The Reality of Communication

I was working with a veterinary practice owner recently who told me, “My team is very honest with me.  I’ve told them that it’s okay to bring me bad news and so they do.” I’ve heard this statement, in some form, from many owners and managers over the years.  But in most cases, it only takes a few conversations with the team to learn that this isn’t the reality; the leader often is getting a more optimistic version of reality.  And while this version might not be completely false, it’s a long way from the clear picture they need to chart the correct course for their team and for their veterinary practice.  When leaders aren’t getting all the information, whether positive or negative, that’s when ineffective decisions are made. 

One of the first things I do with many practices is execute a cultural survey.  The feedback from this survey helps them get a clear picture of the current state of their practice.  One of the areas we look at together is open, honest communication. Often times, the practice manager’s perspective is that open, honest communication is happening in their practice.  However, their employees view this as a real area of concern. 

Do you want to create a culture where consistent, candid communication happens?  Where the decisions you make are based on reality, not a sugarcoated version of it?  Then you have to make sure the behaviors you exhibit encourage and support that kind of environment.  Here are some things you can do to increase the level of candor in your veterinary practice:

1. Don’t shoot the messenger.

Reward, support, and encourage those who bring you challenging, but accurate information.  Your response to feedback, both verbal and nonverbal, matters.  

When you are presented with difficult information, start by thanking your employee for sharing.  Acknowledge that it wasn’t easy to hear, but you sincerely appreciate them having the courage to share it.  Explain that you need clarity to make good decisions and that their candor helps create that. When you offer positive recognition to employees for being honest, they will be less fearful about doing it again in the future.

2. Interview your people.

When you control someone’s pay, their promotions, and in a lot of ways, their future, their very strong inclination is to keep you happy.  Sometimes, you have to push to get the real story. If you suspect there’s more to the issue, you have to treat the conversation much like you would a job interview; applicants often hide their flaws in an interview, but if you ask enough of the right questions, you can find them.  The same is true in this situation. Be aware that you are usually getting a slightly prettier version of reality. Dig for the truth by asking questions like, “If you could change or fix one thing about our practice, what would it be?” Or, “What’s getting in our way and keeping us from becoming more successful as a team.”  When people believe you really want the truth, you will begin to get it.

3. Don’t storm down from the castle and beat the villagers.

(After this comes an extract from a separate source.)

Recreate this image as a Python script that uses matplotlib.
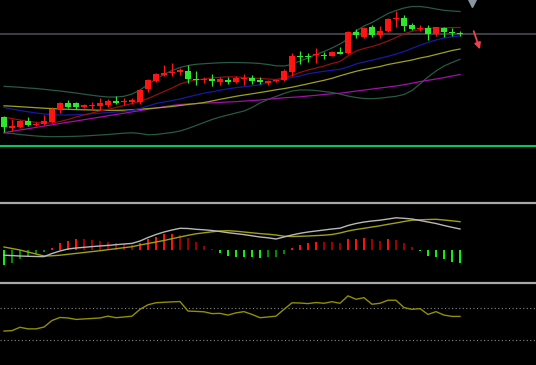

Is your reaction to bad news to go find the responsible parties and make them pay?  If this is the case, your team is probably reluctant to share tough news. When people make mistakes, the best leaders look at those as learning opportunities.  That’s when you pull your team together and work on solutions without casting blame. This will earn the trust that causes employees to be more comfortable with sharing difficult news.  If someone is at fault, sit them down and tell them a story of when you’ve made a big mistake. Share what you learned and ask how this experience will cause them to do things differently in the future.  Your job is not to punish the people who make mistakes. It’s to create more capability on your team because of what people learn from making them.

Your team knows things you don’t.  They are often closer to the action and to the problems.  You need their candid perspective to anticipate challenges, make course corrections, and decide where to place your biggest bets.  Leading a practice or a team isn’t easy. And doing it with only part of the story is a recipe for disaster. Be the leader who earns trust and creates a culture where honesty and candor are sincerely valued, not just talked about.  Do that and you will create a veterinary practice where people speak their minds, innovate more easily, and give you the information you need to chart a course for growth.